Kassumay Social Impact

Kassumay Social Impact

October 12, 2023

Casamance, a region in the south of Senegal, is the most verdant and full of enormous agricultural resources but with armed rebellion, most women face enormous constraints to ensure their agricultural production activities. Yet they are the guarantors of food and nutritional security within their households. This prompted Kassumay LLC to implement a broad program to support rural women's associations, to strengthen gender equality and provide resources that facilitate family and community well-being.

Women, stronger than ever

Despite being disadvantaged, weakened, and marginalized, the women of Casamance remain stronger than ever and determined to meet the challenge of taking their destiny in their hands and providing for their needs through agriculture. Kassumay in its logic of supporting its community has decided to participate in the empowerment of its women, We Kassumay LLC have facilitated women's access to 50 hectares of agricultural farm to allow them to carry out their activities there, they carry out a sustainable agriculture and contribute to the protection of the ecosystem and the preservation of the environment.


Most of our Hibiscus is grown, harvested, and processed by these brave women, we buy all the Hibiscus we need from these women, with the exception that if they no longer have any, or they are out of stock, we turn to other suppliers.
10% of our net profits are donated to these women to support them and encourage them to continue to persevere and fight to preserve their dignity and take their destiny and that of their children and families into their own hands.

Why Kassumay is doing it

Known for its rich natural resources and the fertility of its soil, Casamance has long supplied the rest of the country with a glut of food. However, during colonial rule and the post-independence period, Casamance's resources were diverted for the benefit of the ruling elite, leaving the local population in extreme economic difficulties. Marginalization particularly affected the Diola majority, who differ from the rest of the country in their cultures and religious practices – an egalitarian and decentralized social system, which prioritizes women and gives them a leading role in food production.
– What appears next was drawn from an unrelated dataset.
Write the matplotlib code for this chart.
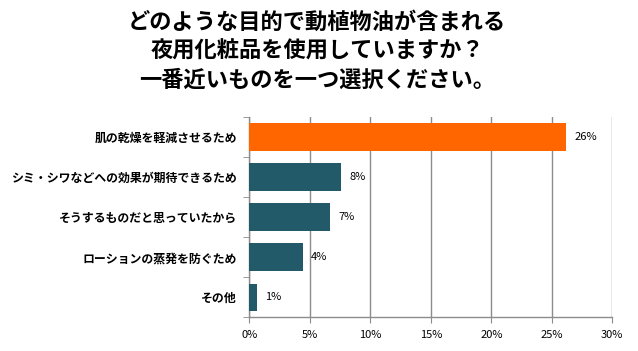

Since 1982, the emergence of an armed rebellion movement for the independence of Casamance has given rise to twenty years of violent conflict with government forces, which led to the destruction of villages and the displacement of tens of thousands of people and the stagnation of the local economy, dynamic in the past.
After the peace agreements in the 2000s, thousands of women returned to their respective villages after several years of exile and exodus, they returned to agriculture since it is their main income-generating activity and they develop women's groups and networks to benefit from their agricultural activities.


However, various constraints persist for women farmers, such as mines that have not been cleared from rice fields, soil salinization, the burden of domestic work, illiteracy, lack of access to capital, non-inclusion in the formulation of agricultural policies and priorities at the national level, and strong pressure from government and the private sector for the adoption of farming methods that promote dependence on hybrid seeds and other external inputs.